Yeah, I remember that generation. Northwestern California was a haven for alternate life style. Land was cheap and most of the ilk were peaceful sorts. Earth people. That was before the cartels and crack labs moved in.
 
Sorry, not about to subscribe to that.

Might interest you to know that Møns klint where I've logged the last 2½ months is the place where they found the line of ash, that proved the theory of a dino killer impact.
 
That might actually bve the one thing that could get humanity to work together.
Knocking a meteor away from hitting Earth.

If, of course, we don't get too many Trump types, calling it a hoax.
 
The footprints are believed to be between 21,000 and 23,000 years old, and show evidence of children and teenagers alongside a variety of extinct animals. The tracks are thought to be over 10,000 years older than previous evidence of humans in the Americas.


 
Y'all probably don't want to read it, but this is an article on how engineering made New Orleans more of a disaster than it already was...


Two quotes that stood out to me.

From 1718...

“Nothing more than two narrow strips of land, about a musket shot in width,” surrounded by “canebrake [and] impenetrable marsh.”

From 1850(speaking of the surrounding marsh)...

“This boiling fountain of death is one of the most dismal, low, and horrid places, on which the light of the sun ever shone.
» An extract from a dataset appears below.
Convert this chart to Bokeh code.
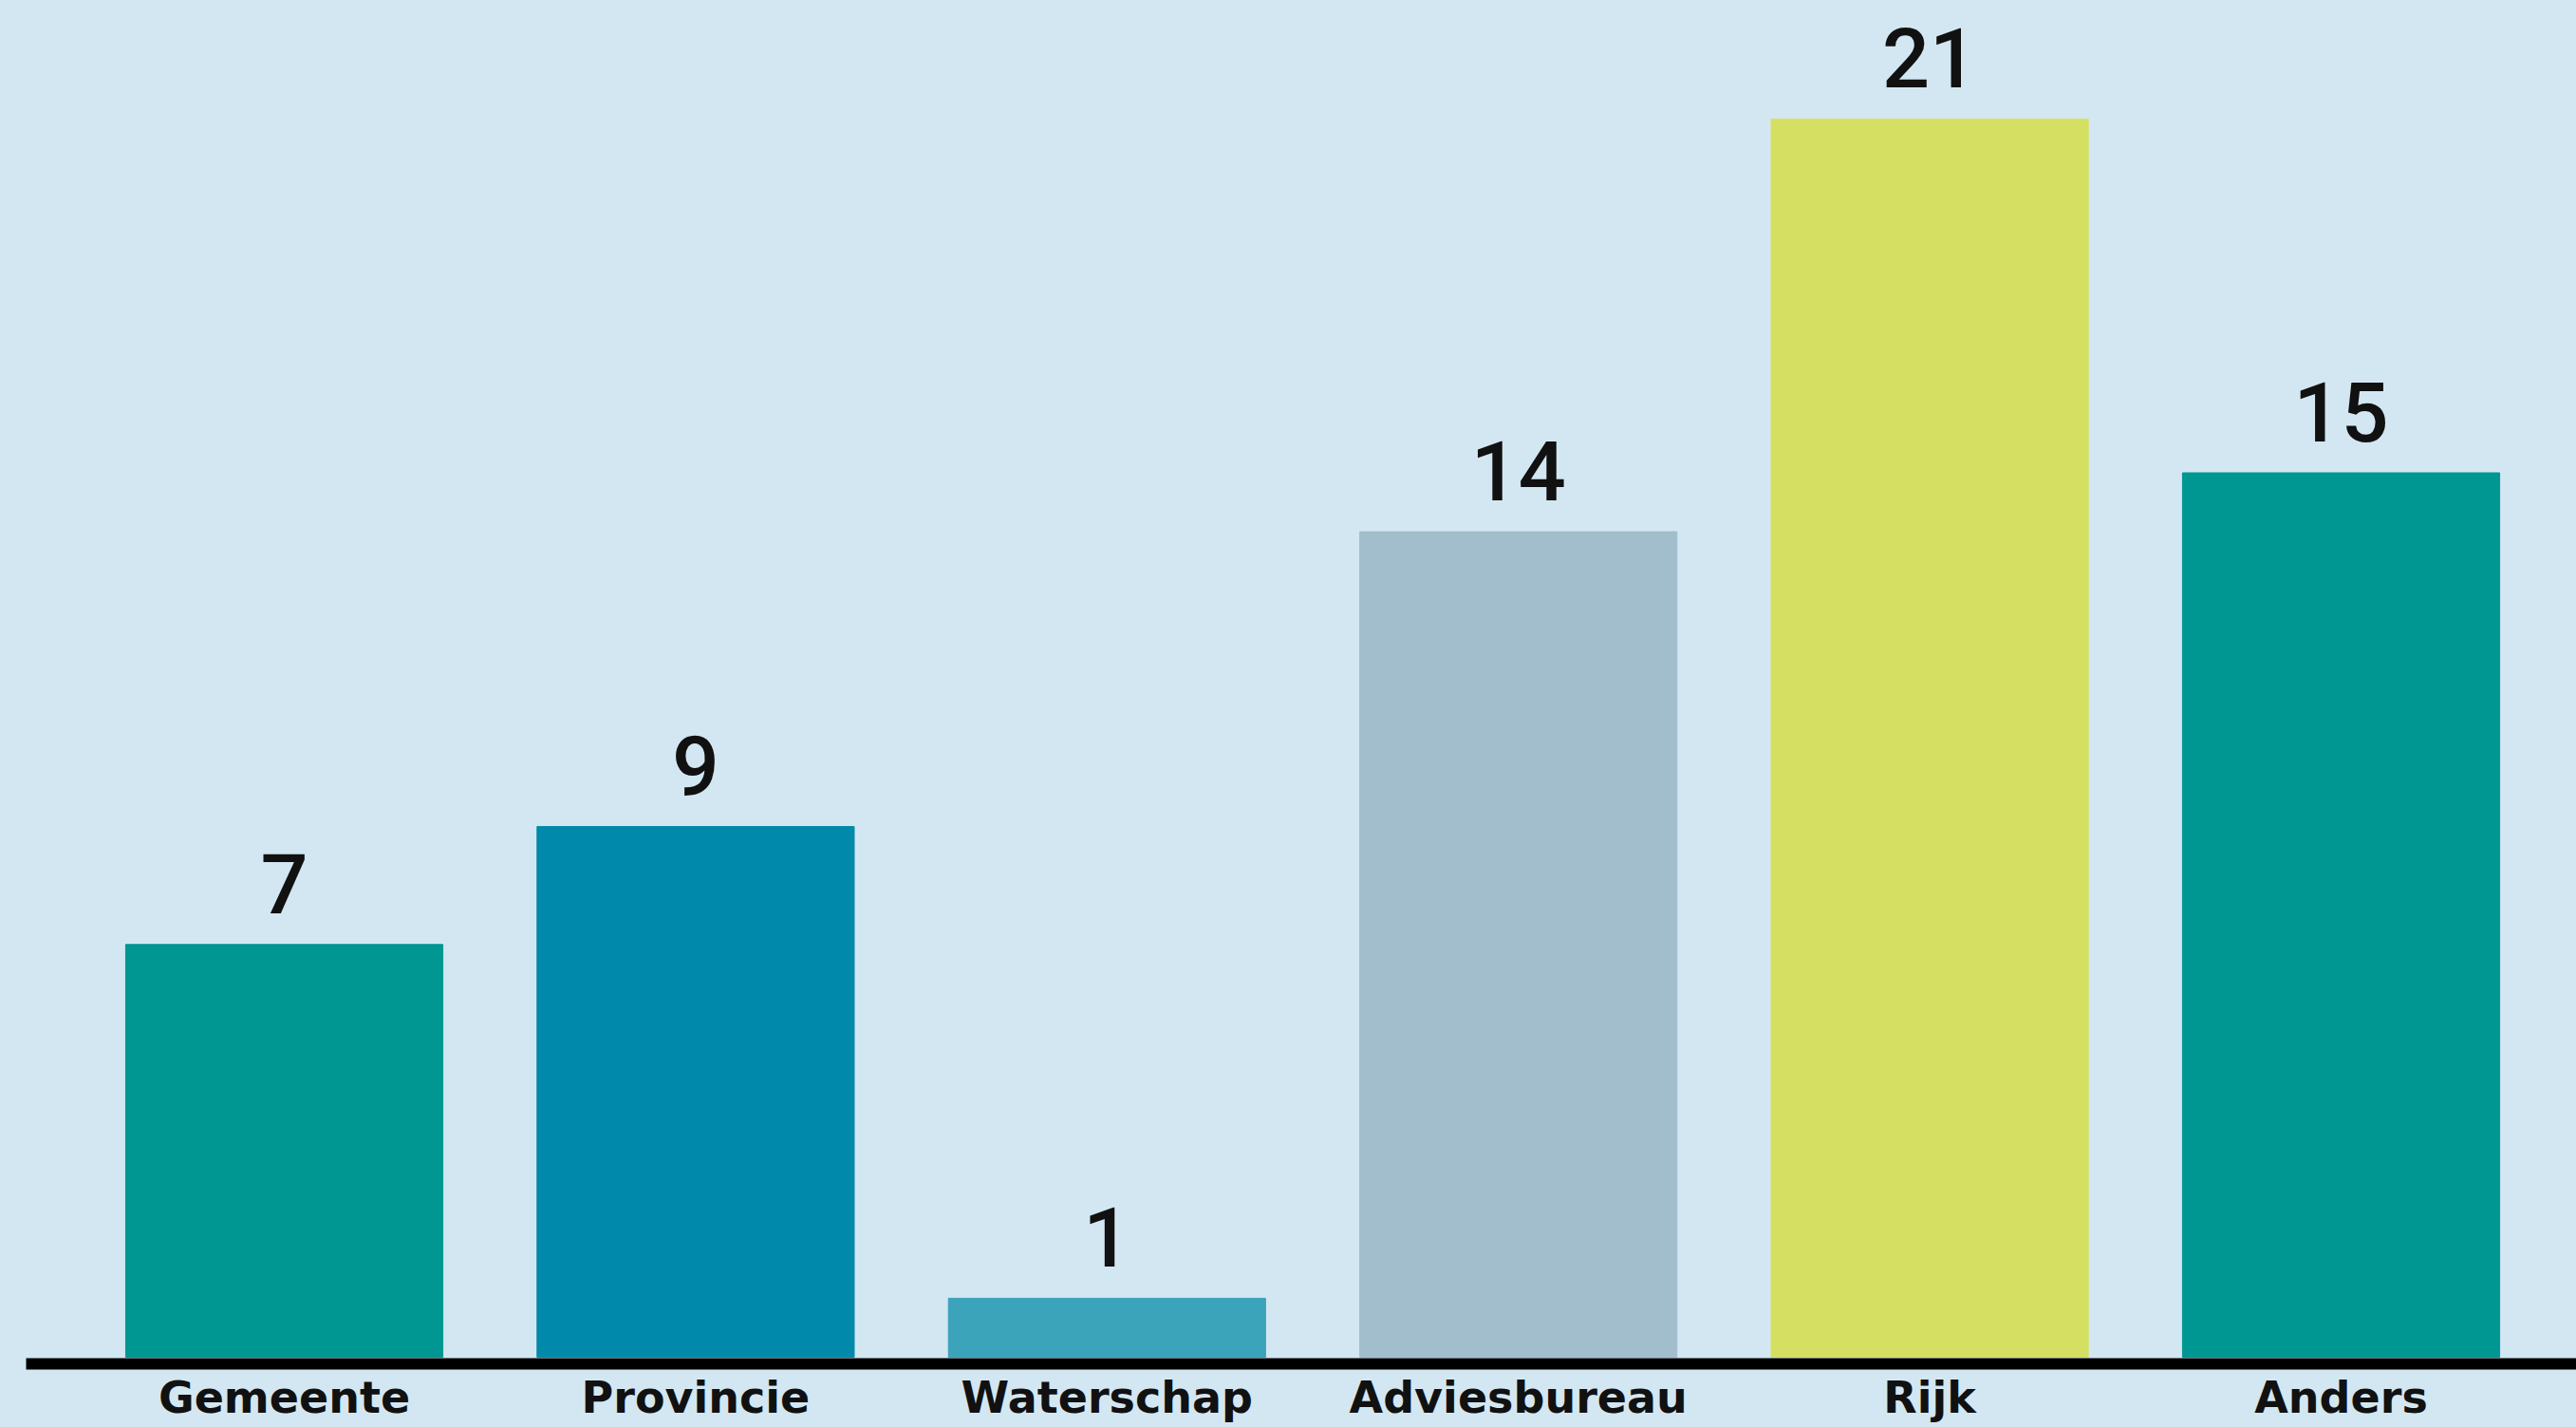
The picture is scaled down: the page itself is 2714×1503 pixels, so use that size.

And yet there it lies under the influence of a tropical heat, belching up its poison and malaria ... the dregs of the seven vials of wrath ... covered with a yellow greenish scum.”

What part of that sounds like a good place to live?! "Hey, this is wet as shit, and smells like an alligator's ass. Home!". All the nice places in the country and around the world, what would possess someone to stop there? If you tried to sell me some of it, I'd tell you to go frig yourself, and I'd keep walking.